BRIEF ->
Your copy of the material must match it exactly, except that pictures are dropped.
* Start SOURCE DATA *
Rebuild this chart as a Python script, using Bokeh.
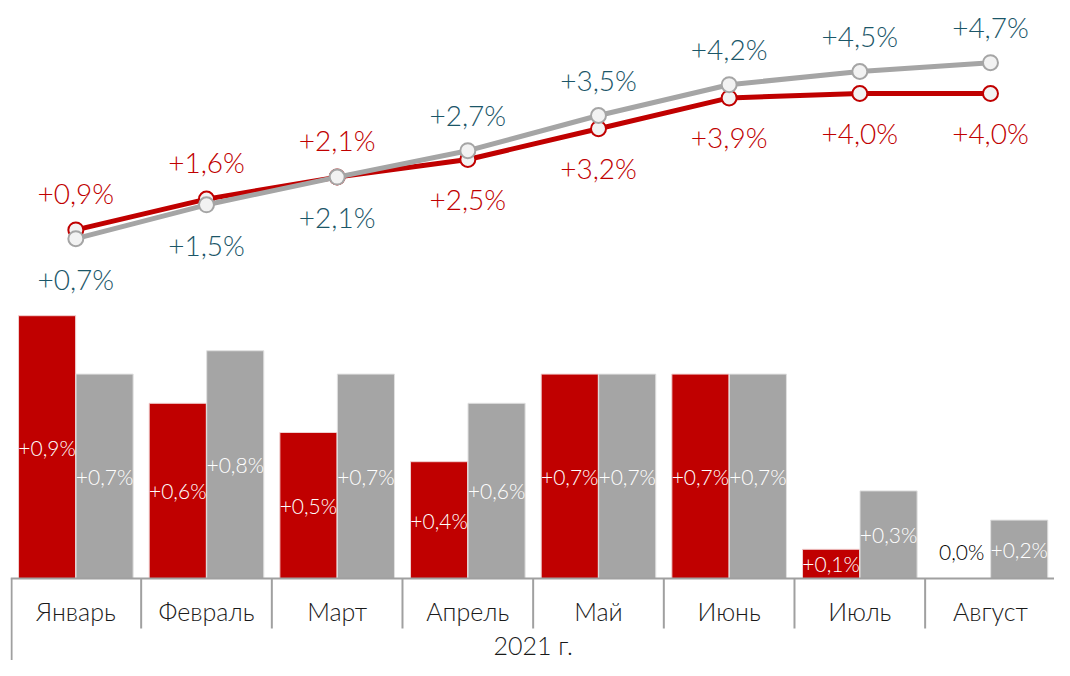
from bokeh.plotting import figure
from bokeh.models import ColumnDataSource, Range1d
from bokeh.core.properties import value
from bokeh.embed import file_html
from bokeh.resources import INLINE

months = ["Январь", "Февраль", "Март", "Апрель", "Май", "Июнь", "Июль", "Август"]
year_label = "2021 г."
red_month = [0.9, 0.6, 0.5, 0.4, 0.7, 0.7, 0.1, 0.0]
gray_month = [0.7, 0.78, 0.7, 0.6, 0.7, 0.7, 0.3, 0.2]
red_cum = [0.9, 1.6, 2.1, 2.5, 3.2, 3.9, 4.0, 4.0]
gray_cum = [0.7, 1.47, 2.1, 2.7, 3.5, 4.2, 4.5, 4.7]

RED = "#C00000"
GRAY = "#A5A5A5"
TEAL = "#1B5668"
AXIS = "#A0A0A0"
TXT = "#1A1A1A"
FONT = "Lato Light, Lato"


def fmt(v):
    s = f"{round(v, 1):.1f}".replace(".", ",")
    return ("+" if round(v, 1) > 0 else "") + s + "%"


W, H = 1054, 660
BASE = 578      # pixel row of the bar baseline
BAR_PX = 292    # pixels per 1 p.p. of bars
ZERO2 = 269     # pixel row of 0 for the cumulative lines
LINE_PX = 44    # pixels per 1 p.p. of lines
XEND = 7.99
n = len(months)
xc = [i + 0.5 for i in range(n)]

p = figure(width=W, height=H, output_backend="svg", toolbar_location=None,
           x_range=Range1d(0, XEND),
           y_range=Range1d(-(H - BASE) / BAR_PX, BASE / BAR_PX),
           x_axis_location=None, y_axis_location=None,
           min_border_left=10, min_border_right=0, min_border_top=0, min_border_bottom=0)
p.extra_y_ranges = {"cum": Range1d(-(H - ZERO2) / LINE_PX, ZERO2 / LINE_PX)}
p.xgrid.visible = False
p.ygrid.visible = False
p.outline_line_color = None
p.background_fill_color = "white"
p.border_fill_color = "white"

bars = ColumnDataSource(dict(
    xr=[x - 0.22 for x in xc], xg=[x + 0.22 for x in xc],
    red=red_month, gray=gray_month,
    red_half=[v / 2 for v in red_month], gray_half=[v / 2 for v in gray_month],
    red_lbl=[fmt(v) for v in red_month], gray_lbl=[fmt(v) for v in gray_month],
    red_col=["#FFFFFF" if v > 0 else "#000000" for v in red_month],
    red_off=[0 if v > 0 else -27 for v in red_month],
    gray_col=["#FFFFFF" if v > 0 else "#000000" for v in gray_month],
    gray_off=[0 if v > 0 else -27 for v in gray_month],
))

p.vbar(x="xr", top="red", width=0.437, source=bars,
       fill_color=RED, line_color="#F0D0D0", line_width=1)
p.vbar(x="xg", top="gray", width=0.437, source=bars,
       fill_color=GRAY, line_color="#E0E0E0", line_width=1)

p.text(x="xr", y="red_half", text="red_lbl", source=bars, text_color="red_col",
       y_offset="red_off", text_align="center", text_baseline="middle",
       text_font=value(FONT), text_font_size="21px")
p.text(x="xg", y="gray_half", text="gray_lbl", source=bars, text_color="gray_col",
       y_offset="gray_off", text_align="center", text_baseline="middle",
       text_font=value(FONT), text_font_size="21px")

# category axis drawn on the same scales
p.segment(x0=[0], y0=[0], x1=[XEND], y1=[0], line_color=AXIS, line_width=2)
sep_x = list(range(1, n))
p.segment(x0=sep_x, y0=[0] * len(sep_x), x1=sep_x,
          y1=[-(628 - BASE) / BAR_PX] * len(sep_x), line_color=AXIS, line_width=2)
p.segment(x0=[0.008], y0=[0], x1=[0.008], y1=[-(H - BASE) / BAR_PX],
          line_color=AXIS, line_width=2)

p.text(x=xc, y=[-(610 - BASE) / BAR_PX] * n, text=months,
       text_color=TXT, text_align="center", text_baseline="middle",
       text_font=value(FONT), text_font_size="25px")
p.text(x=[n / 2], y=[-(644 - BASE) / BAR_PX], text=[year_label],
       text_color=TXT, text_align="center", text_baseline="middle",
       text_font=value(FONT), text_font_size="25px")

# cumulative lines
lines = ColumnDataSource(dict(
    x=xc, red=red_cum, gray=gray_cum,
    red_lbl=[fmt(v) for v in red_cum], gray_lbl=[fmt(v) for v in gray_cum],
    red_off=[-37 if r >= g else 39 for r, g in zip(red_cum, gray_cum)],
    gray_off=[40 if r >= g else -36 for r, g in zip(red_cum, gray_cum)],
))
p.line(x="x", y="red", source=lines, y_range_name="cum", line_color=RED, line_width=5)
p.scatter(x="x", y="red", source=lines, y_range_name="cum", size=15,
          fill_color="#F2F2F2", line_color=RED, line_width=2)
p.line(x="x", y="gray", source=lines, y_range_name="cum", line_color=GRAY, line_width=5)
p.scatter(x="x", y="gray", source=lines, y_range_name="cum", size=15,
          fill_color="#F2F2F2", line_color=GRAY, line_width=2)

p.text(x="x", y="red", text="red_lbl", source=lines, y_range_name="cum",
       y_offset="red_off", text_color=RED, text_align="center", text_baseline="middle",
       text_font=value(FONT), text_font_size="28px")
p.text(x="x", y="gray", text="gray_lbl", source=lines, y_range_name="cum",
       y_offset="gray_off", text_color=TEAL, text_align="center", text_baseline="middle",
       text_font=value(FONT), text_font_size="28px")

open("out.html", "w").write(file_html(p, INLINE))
* End SOURCE DATA *
RESPONSE TO THIS TASK ->
Rebuild this chart as a Python script, using Bokeh.
from bokeh.plotting import figure
from bokeh.models import ColumnDataSource, Range1d
from bokeh.core.properties import value
from bokeh.embed import file_html
from bokeh.resources import INLINE

months = ["Январь", "Февраль", "Март", "Апрель", "Май", "Июнь", "Июль", "Август"]
year_label = "2021 г."
red_month = [0.9, 0.6, 0.5, 0.4, 0.7, 0.7, 0.1, 0.0]
gray_month = [0.7, 0.78, 0.7, 0.6, 0.7, 0.7, 0.3, 0.2]
red_cum = [0.9, 1.6, 2.1, 2.5, 3.2, 3.9, 4.0, 4.0]
gray_cum = [0.7, 1.47, 2.1, 2.7, 3.5, 4.2, 4.5, 4.7]

RED = "#C00000"
GRAY = "#A5A5A5"
TEAL = "#1B5668"
AXIS = "#A0A0A0"
TXT = "#1A1A1A"
FONT = "Lato Light, Lato"


def fmt(v):
    s = f"{round(v, 1):.1f}".replace(".", ",")
    return ("+" if round(v, 1) > 0 else "") + s + "%"


W, H = 1054, 660
BASE = 578      # pixel row of the bar baseline
BAR_PX = 292    # pixels per 1 p.p. of bars
ZERO2 = 269     # pixel row of 0 for the cumulative lines
LINE_PX = 44    # pixels per 1 p.p. of lines
XEND = 7.99
n = len(months)
xc = [i + 0.5 for i in range(n)]

p = figure(width=W, height=H, output_backend="svg", toolbar_location=None,
           x_range=Range1d(0, XEND),
           y_range=Range1d(-(H - BASE) / BAR_PX, BASE / BAR_PX),
           x_axis_location=None, y_axis_location=None,
           min_border_left=10, min_border_right=0, min_border_top=0, min_border_bottom=0)
p.extra_y_ranges = {"cum": Range1d(-(H - ZERO2) / LINE_PX, ZERO2 / LINE_PX)}
p.xgrid.visible = False
p.ygrid.visible = False
p.outline_line_color = None
p.background_fill_color = "white"
p.border_fill_color = "white"

bars = ColumnDataSource(dict(
    xr=[x - 0.22 for x in xc], xg=[x + 0.22 for x in xc],
    red=red_month, gray=gray_month,
    red_half=[v / 2 for v in red_month], gray_half=[v / 2 for v in gray_month],
    red_lbl=[fmt(v) for v in red_month], gray_lbl=[fmt(v) for v in gray_month],
    red_col=["#FFFFFF" if v > 0 else "#000000" for v in red_month],
    red_off=[0 if v > 0 else -27 for v in red_month],
    gray_col=["#FFFFFF" if v > 0 else "#000000" for v in gray_month],
    gray_off=[0 if v > 0 else -27 for v in gray_month],
))

p.vbar(x="xr", top="red", width=0.437, source=bars,
       fill_color=RED, line_color="#F0D0D0", line_width=1)
p.vbar(x="xg", top="gray", width=0.437, source=bars,
       fill_color=GRAY, line_color="#E0E0E0", line_width=1)

p.text(x="xr", y="red_half", text="red_lbl", source=bars, text_color="red_col",
       y_offset="red_off", text_align="center", text_baseline="middle",
       text_font=value(FONT), text_font_size="21px")
p.text(x="xg", y="gray_half", text="gray_lbl", source=bars, text_color="gray_col",
       y_offset="gray_off", text_align="center", text_baseline="middle",
       text_font=value(FONT), text_font_size="21px")

# category axis drawn on the same scales
p.segment(x0=[0], y0=[0], x1=[XEND], y1=[0], line_color=AXIS, line_width=2)
sep_x = list(range(1, n))
p.segment(x0=sep_x, y0=[0] * len(sep_x), x1=sep_x,
          y1=[-(628 - BASE) / BAR_PX] * len(sep_x), line_color=AXIS, line_width=2)
p.segment(x0=[0.008], y0=[0], x1=[0.008], y1=[-(H - BASE) / BAR_PX],
          line_color=AXIS, line_width=2)

p.text(x=xc, y=[-(610 - BASE) / BAR_PX] * n, text=months,
       text_color=TXT, text_align="center", text_baseline="middle",
       text_font=value(FONT), text_font_size="25px")
p.text(x=[n / 2], y=[-(644 - BASE) / BAR_PX], text=[year_label],
       text_color=TXT, text_align="center", text_baseline="middle",
       text_font=value(FONT), text_font_size="25px")

# cumulative lines
lines = ColumnDataSource(dict(
    x=xc, red=red_cum, gray=gray_cum,
    red_lbl=[fmt(v) for v in red_cum], gray_lbl=[fmt(v) for v in gray_cum],
    red_off=[-37 if r >= g else 39 for r, g in zip(red_cum, gray_cum)],
    gray_off=[40 if r >= g else -36 for r, g in zip(red_cum, gray_cum)],
))
p.line(x="x", y="red", source=lines, y_range_name="cum", line_color=RED, line_width=5)
p.scatter(x="x", y="red", source=lines, y_range_name="cum", size=15,
          fill_color="#F2F2F2", line_color=RED, line_width=2)
p.line(x="x", y="gray", source=lines, y_range_name="cum", line_color=GRAY, line_width=5)
p.scatter(x="x", y="gray", source=lines, y_range_name="cum", size=15,
          fill_color="#F2F2F2", line_color=GRAY, line_width=2)

p.text(x="x", y="red", text="red_lbl", source=lines, y_range_name="cum",
       y_offset="red_off", text_color=RED, text_align="center", text_baseline="middle",
       text_font=value(FONT), text_font_size="28px")
p.text(x="x", y="gray", text="gray_lbl", source=lines, y_range_name="cum",
       y_offset="gray_off", text_color=TEAL, text_align="center", text_baseline="middle",
       text_font=value(FONT), text_font_size="28px")

open("out.html", "w").write(file_html(p, INLINE))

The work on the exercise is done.